While this ruling does not completely eliminate the possibility of an Auburn Dam, it is another nail in the coffin, the dam's backers are certainly going to have to do a lot more work to bring the dam back to life.
BACKGROUND
Friends of the River has worked for over 33 years against the construction of Auburn Dam. Since its inception the dam has represented a project that was very expensive and destructive to the environment, while at the same time providing little benefit to the region. Friends of the River successfully convinced Congress to deny authorization and funding for the Auburn Dam in the 1990s. With no practical prospect of building the dam any time in the foreseeable future, the Bureau was unable to convince the Water Board that it deserved to retain its water rights. Without the state-granted right to store water behind the Auburn Dam, the Bureau will not be able to build the giant structure, which threatened to flood more than 50 miles of the American River.
Ron Stork, Friends of the River’s Senior Policy Advocate, has worked tirelessly in opposition to the dam for several years. His efforts to seek better flood protection for the Sacramento valley through improvements to Folsom Dam and regional levees made Auburn Dam practically unnecessary. More recently, Ron lobbied the Water Board to pursue the water rights revocation and prepared and submitted more than 400 pages of testimony. The draft decision from the Water Board is replete with references to Ron’s expert testimony.

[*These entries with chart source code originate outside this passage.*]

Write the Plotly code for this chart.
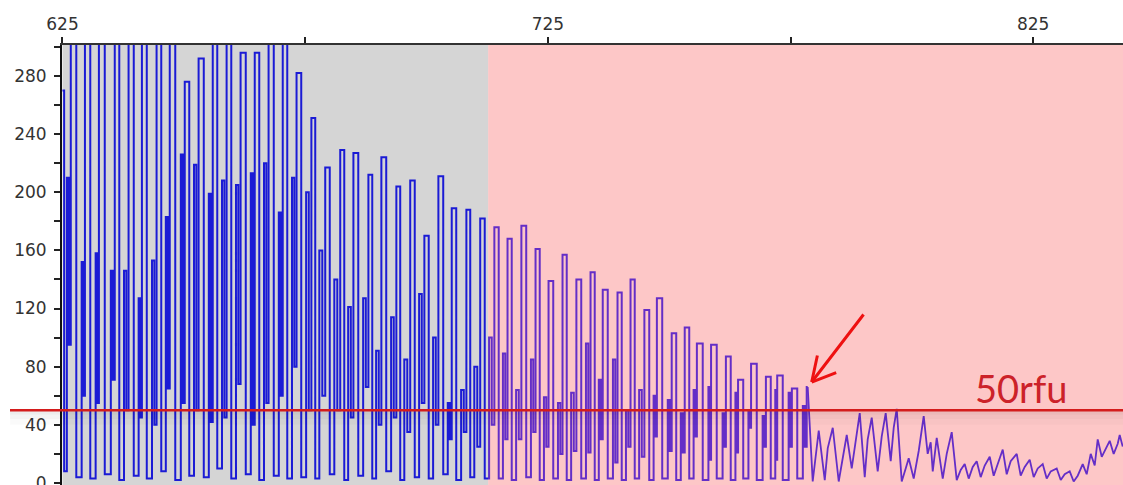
import plotly.graph_objects as go

# Fragment ladder (size in bp) with one tall peak per fragment.
# Each fragment: deep baseline dip -> small leading bump -> shallow dip -> tall peak
dip_bp = [625.68, 628.77, 631.65, 634.74, 637.42, 640.51, 643.19, 646.07, 649.16, 651.84,
          654.93, 657.61, 660.49, 663.58, 666.26, 669.35, 672.03, 674.91, 677.59, 680.68,
          683.57, 686.66, 689.33, 692.42, 695.10, 698.19, 701.07, 704.16, 706.84, 709.52,
          712.61, 715.49, 718.17, 721.26, 723.94, 726.83, 729.51, 732.60, 735.28, 738.16,
          740.84, 743.52, 746.61, 749.49, 752.17, 754.85, 757.94, 760.82, 763.50, 766.18,
          769.07, 771.75, 774.43, 777.32]
peak_bp = [626.92, 629.80, 632.68, 635.98, 638.86, 641.54, 644.63, 647.31, 650.40, 653.29,
           656.17, 659.06, 661.94, 664.82, 667.71, 670.59, 673.47, 676.56, 679.45, 682.54,
           685.22, 688.31, 690.98, 694.07, 696.96, 699.84, 702.73, 705.41, 708.50, 711.38,
           714.26, 716.94, 719.83, 722.71, 725.39, 728.27, 731.16, 734.04, 736.52, 739.60,
           742.28, 745.17, 747.64, 750.73, 753.41, 755.88, 758.77, 761.86, 764.33, 767.01,
           770.10, 772.36, 775.45, 778.54]
peak_rfu = [310, 310, 310, 310, 310, 310, 310, 310, 276, 292,
            310, 310, 296, 296, 310, 310, 282, 251, 217, 229,
            227, 212, 224, 204, 208, 170, 211, 189, 188, 182,
            176, 168, 177, 161, 139, 157, 140, 145, 133, 131,
            140, 119, 127, 103, 107, 96, 95, 87, 71, 82,
            73, 74, 65, 66]
bump_rfu = [210, 152, 158, 146, 146, 127, 153, 183, 226, 219,
            199, 208, 205, 213, 220, 186, 210, 200, 160, 140,
            121, 127, 91, 114, 85, 130, 100, 55, 64, 80,
            100, 89, 64, 85, 59, 55, 62, 96, 71, 85,
            50, 64, 60, 57, 48, 64, 66, 48, 62, 50,
            46, 64, 62, 53]
shallow_rfu = [95, 60, 55, 71, 50, 45, 40, 65, 55, 50,
               42, 45, 68, 40, 55, 60, 80, 50, 60, 50,
               45, 66, 40, 45, 35, 55, 40, 30, 35, 25,
               40, 30, 30, 35, 25, 20, 22, 21, 30, 14,
               25, 18, 32, 22, 21, 32, 16, 25, 21, 38,
               25, 16, 25, 25]
dip_rfu = [8, 4, 3, 6, 2, 5, 3, 8, 2, 5,
           4, 10, 3, 6, 2, 5, 3, 4, 3, 6,
           2, 5, 3, 8, 2, 4, 3, 6, 2, 4,
           3, 3, 2, 4, 2, 3, 2, 3, 2, 3,
           2, 3, 2, 3, 2, 3, 2, 3, 2, 3,
           2, 3, 2, 3]

# Trace start at the left edge
start_bp, start_rfu = 625.0, 270

# Low-level tail after the last called peak
tail_bp = [779.57, 780.81, 782.05, 782.67, 783.70, 784.93, 785.75, 786.58, 787.61, 788.43,
           789.26, 790.29, 790.90, 791.73, 792.96, 793.79, 794.61, 795.64, 796.26, 796.88,
           797.91, 798.73, 799.35, 800.38, 801.41, 802.44, 803.26, 803.88, 804.30, 805.12,
           806.36, 807.18, 808.21, 809.24, 810.06, 810.89, 811.71, 812.54, 813.36, 814.18,
           815.01, 816.04, 816.86, 817.69, 818.72, 819.54, 820.36, 821.60, 822.42, 823.25,
           824.28, 825.10, 825.93, 826.96, 827.78, 828.61, 829.84, 830.67, 831.49, 832.52,
           833.34, 834.17, 835.20, 836.02, 836.85, 837.67, 838.29, 839.12, 839.94, 840.76,
           841.58, 842.41, 842.82, 843.44]
tail_rfu = [1, 36, 2, 24, 38, 1, 18, 33, 10, 28,
            48, 4, 30, 45, 8, 32, 48, 15, 38, 51,
            1, 10, 17, 3, 22, 46, 20, 28, 8, 31,
            3, 20, 35, 2, 9, 13, 3, 11, 15, 4,
            12, 18, 5, 13, 23, 6, 15, 20, 5, 11,
            16, 4, 10, 13, 3, 8, 10, 2, 6, 8,
            1, 5, 13, 6, 20, 12, 30, 18, 24, 29,
            20, 27, 33, 25]

threshold_rfu = 50
window_start, window_split, window_end = 625.0, 712.7, 843.5
trace_color = "#0000ff"

xs, ys = [start_bp], [start_rfu]
for d, p, pr, br, sr, dr in zip(dip_bp, peak_bp, peak_rfu, bump_rfu, shallow_rfu, dip_rfu):
    xs += [d, d + 0.35 * (p - d), d + 0.66 * (p - d), p]
    ys += [dr, br, sr, pr]

fig = go.Figure()
# ladder region drawn as a stepped trace, tail as a plain polyline
fig.add_trace(go.Scatter(x=xs, y=ys, mode="lines",
                         line=dict(color=trace_color, width=2, shape="hvh"),
                         hoverinfo="skip"))
fig.add_trace(go.Scatter(x=[xs[-1]] + tail_bp, y=[ys[-1]] + tail_rfu, mode="lines",
                         line=dict(color=trace_color, width=1.8),
                         hoverinfo="skip"))

y_lo, y_hi = -1.4, 301.3

shapes = [
    # grey and pink windows laid over the trace
    dict(type="rect", xref="x", yref="y", x0=window_start, x1=window_split, y0=y_lo, y1=y_hi,
         fillcolor="rgba(100,100,100,0.27)", line=dict(width=0), layer="above"),
    dict(type="rect", xref="x", yref="y", x0=window_split, x1=window_end, y0=y_lo, y1=y_hi,
         fillcolor="rgba(250,115,115,0.40)", line=dict(width=0), layer="above"),
]
# soft shadow under the threshold line
for top, bot, op in [(threshold_rfu, threshold_rfu - 3, 0.07),
                     (threshold_rfu - 3, threshold_rfu - 6, 0.045),
                     (threshold_rfu - 6, threshold_rfu - 10, 0.02)]:
    shapes.append(dict(type="rect", xref="paper", yref="y", x0=-0.049, x1=1, y0=bot, y1=top,
                       fillcolor=f"rgba(0,0,0,{op})", line=dict(width=0), layer="above"))
shapes.append(dict(type="line", xref="paper", yref="y", x0=-0.049, x1=1,
                   y0=threshold_rfu, y1=threshold_rfu,
                   line=dict(color="#d41c1c", width=2.5), layer="above"))

# arrow pointing at the last peak above threshold: shaft plus two barbs (pixel offsets)
arrow_color = "#ee1111"
arrow_parts = [(53, -69), (6, -28), (26, -10)]
arrows = [dict(x=peak_bp[-1], y=peak_rfu[-1], xref="x", yref="y", text="",
               showarrow=True, arrowhead=0, arrowwidth=3, arrowcolor=arrow_color,
               ax=ax, ay=ay, xshift=4, yshift=5) for ax, ay in arrow_parts]

fig.update_layout(
    width=1123, height=485,
    margin=dict(l=62, r=0, t=45, b=0),
    paper_bgcolor="white", plot_bgcolor="white",
    showlegend=False,
    shapes=shapes,
    xaxis=dict(
        side="top", range=[624.9, window_end], automargin=False,
        tickmode="linear", tick0=625, dtick=100,
        ticks="outside", ticklen=6, tickwidth=2, tickcolor="#222",
        minor=dict(tick0=625, dtick=50, ticks="outside", ticklen=6, tickwidth=2, tickcolor="#222"),
        showline=True, linecolor="#333", linewidth=2,
        showgrid=False, zeroline=False,
        tickfont=dict(family="DejaVu Sans", size=17, color="#333"),
    ),
    yaxis=dict(
        range=[y_lo, y_hi], automargin=False,
        tickmode="linear", tick0=0, dtick=40,
        ticks="outside", ticklen=6, tickwidth=2, tickcolor="#222",
        minor=dict(tick0=0, dtick=20, ticks="outside", ticklen=6, tickwidth=2, tickcolor="#222"),
        showline=True, linecolor="#111", linewidth=2,
        showgrid=False, zeroline=False,
        ticklabelstandoff=4, ticklabeloverflow="allow",
        tickfont=dict(family="DejaVu Sans", size=17, color="#333"),
    ),
    annotations=[
        dict(x=822.4, y=threshold_rfu + 15.5, xref="x", yref="y",
             text=f"{threshold_rfu}rfu", showarrow=False,
             font=dict(family="Lato", size=38, color="#cc2229"),
             xanchor="center", yanchor="middle"),
    ] + arrows,
)

fig.write_html("out.html")
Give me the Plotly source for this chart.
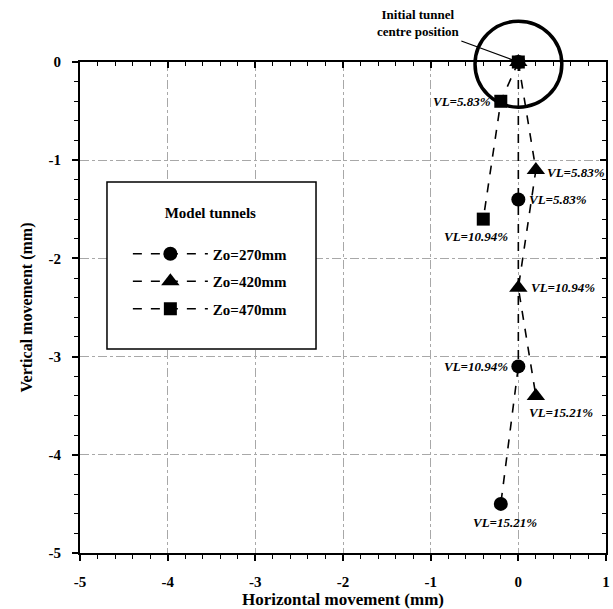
import plotly.graph_objects as go

# ---- data ----
z270_x = [0.0, 0.0, 0.0, -0.2]
z270_y = [0.0, -1.4, -3.1, -4.5]
z270_lbl = ["", "VL=5.83%", "VL=10.94%", "VL=15.21%"]

z420_x = [0.0, 0.2, 0.0, 0.2]
z420_y = [0.0, -1.1, -2.3, -3.4]
z420_lbl = ["", "VL=5.83%", "VL=10.94%", "VL=15.21%"]

z470_x = [0.0, -0.2, -0.4]
z470_y = [0.0, -0.4, -1.6]
z470_lbl = ["", "VL=5.83%", "VL=10.94%"]

series_names = ["Zo=270mm", "Zo=420mm", "Zo=470mm"]
x_ticks = [-5, -4, -3, -2, -1, 0, 1]
y_ticks = [0, -1, -2, -3, -4, -5]
x_range = [-5, 1]
y_range = [-5, 0]

SERIF = "Liberation Serif"
fig = go.Figure()

line = dict(color="black", width=1.6, dash="dash")
markers = [dict(symbol="circle", size=14, color="black"),
           dict(symbol="triangle-up", size=16, color="black"),
           dict(symbol="square", size=13, color="black")]
for i, (xs, ys) in enumerate([(z270_x, z270_y), (z420_x, z420_y), (z470_x, z470_y)]):
    fig.add_trace(go.Scatter(x=xs, y=ys, mode="lines+markers", name=series_names[i],
                             legendgroup=series_names[i], line=line, marker=markers[i],
                             cliponaxis=False))
# invisible trace for mirrored axes
fig.add_trace(go.Scatter(x=x_range, y=y_range, xaxis="x2", yaxis="y2", mode="markers",
                         marker=dict(opacity=0), showlegend=False, hoverinfo="skip"))

# label placement (style): (xanchor, yanchor, xshift, yshift)
place270 = [None, ("left", "middle", 9, 0), ("right", "middle", -8, 0), ("center", "top", 4, -9)]
place420 = [None, ("left", "middle", 9, -2), ("left", "middle", 11, 0), ("left", "top", -9, -7)]
place470 = [None, ("right", "middle", -8, 0), ("center", "top", -7, -8)]

lblfont = dict(family=SERIF, size=13, color="black", style="italic", weight="bold")
for xs, ys, ls, pl in [(z270_x, z270_y, z270_lbl, place270),
                       (z420_x, z420_y, z420_lbl, place420),
                       (z470_x, z470_y, z470_lbl, place470)]:
    for xv, yv, t, p in zip(xs, ys, ls, pl):
        if not t:
            continue
        fig.add_annotation(x=xv, y=yv, text=t, showarrow=False, xanchor=p[0], yanchor=p[1],
                           xshift=p[2], yshift=p[3], font=lblfont)

# circle around initial position (paper coords so it is not clipped)
fig.add_shape(type="circle", xref="paper", yref="paper", x0=0.751, x1=0.916, y0=0.908, y1=1.083,
              line=dict(color="black", width=3.5))
# legend frame
fig.add_shape(type="rect", xref="paper", yref="paper", x0=0.0513, x1=0.4487, y0=0.4155, y1=0.7556,
              line=dict(color="black", width=1.5), fillcolor="white", layer="above")

fig.add_annotation(x=0, y=0, ax=-57, ay=-21,
                   text="Initial tunnel<br>centre position", showarrow=True, arrowhead=0,
                   arrowwidth=1.3, arrowcolor="black", xanchor="right", yanchor="bottom",
                   align="center",
                   font=dict(family=SERIF, size=13, color="black", weight="bold"))

tickf = dict(family=SERIF, size=15, color="black", weight="bold")
axis_common = dict(showline=True, linecolor="black", linewidth=2, zeroline=False,
                   automargin=False, tickmode="array",
                   tickfont=tickf,
                   ticks="outside", ticklen=6, tickwidth=1.5, tickcolor="black",
                   minor=dict(ticks="outside", ticklen=4, tickwidth=1, tickcolor="black",
                              tickmode="linear", tick0=0, dtick=0.2, showgrid=False),
                   showgrid=True, gridcolor="#a8a8a8", gridwidth=1, griddash="dashdot")
mirror_common = dict(showticklabels=False, showline=True, linecolor="black", linewidth=2,
                     showgrid=False, zeroline=False, automargin=False,
                     tickmode="linear", tick0=0, dtick=1,
                     ticks="inside", ticklen=6, tickwidth=1.5, tickcolor="black",
                     minor=dict(ticks="inside", ticklen=4, tickwidth=1, tickcolor="black",
                                tickmode="linear", tick0=0, dtick=0.2, showgrid=False))

fig.update_layout(
    width=613, height=609,
    margin=dict(l=80, r=7, t=62, b=56),
    paper_bgcolor="white", plot_bgcolor="white",
    font=dict(family=SERIF, color="black"),
    xaxis=dict(range=x_range, tickvals=x_ticks, ticktext=[f"<b>{v}</b>" for v in x_ticks],
               ticklabelstandoff=8,
               title=dict(text="Horizontal movement (mm)", standoff=0,
                          font=dict(family=SERIF, size=17, color="black", weight="bold")),
               **axis_common),
    yaxis=dict(range=y_range, tickvals=y_ticks, ticktext=[f"<b>{v}</b>" for v in y_ticks],
               ticklabelstandoff=8,
               title=dict(text="Vertical movement (mm)", standoff=12,
                          font=dict(family=SERIF, size=16, color="black", weight="bold")),
               **axis_common),
    xaxis2=dict(range=x_range, overlaying="x", side="top", **mirror_common),
    yaxis2=dict(range=y_range, overlaying="y", side="right", **mirror_common),
    legend=dict(x=0.091, y=0.722, xanchor="left", yanchor="top",
                bgcolor="rgba(0,0,0,0)", borderwidth=0,
                title=dict(text="Model tunnels<br> ", side="top center",
                           font=dict(family=SERIF, size=15, color="black", weight="bold")),
                font=dict(family=SERIF, size=15, color="black", weight="bold"),
                itemwidth=75, tracegroupgap=5),
    showlegend=True,
)

fig.write_html("out.html", config={"displayModeBar": False},
               post_script="document.body.style.margin='0';")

The review of the Bureau’s water rights was prompted in part by a threatened lawsuit in 1999 by California Attorney General Bill Lockyer. Lockyer noted that the Bureau was illegally diverting water from the North Fork American River at the former Auburn Dam construction site, even though the dam had never been built. Lockyer’s threat led to a recently completed project that closed the Auburn Dam diversion tunnel and restored flows in the surface channel of the river.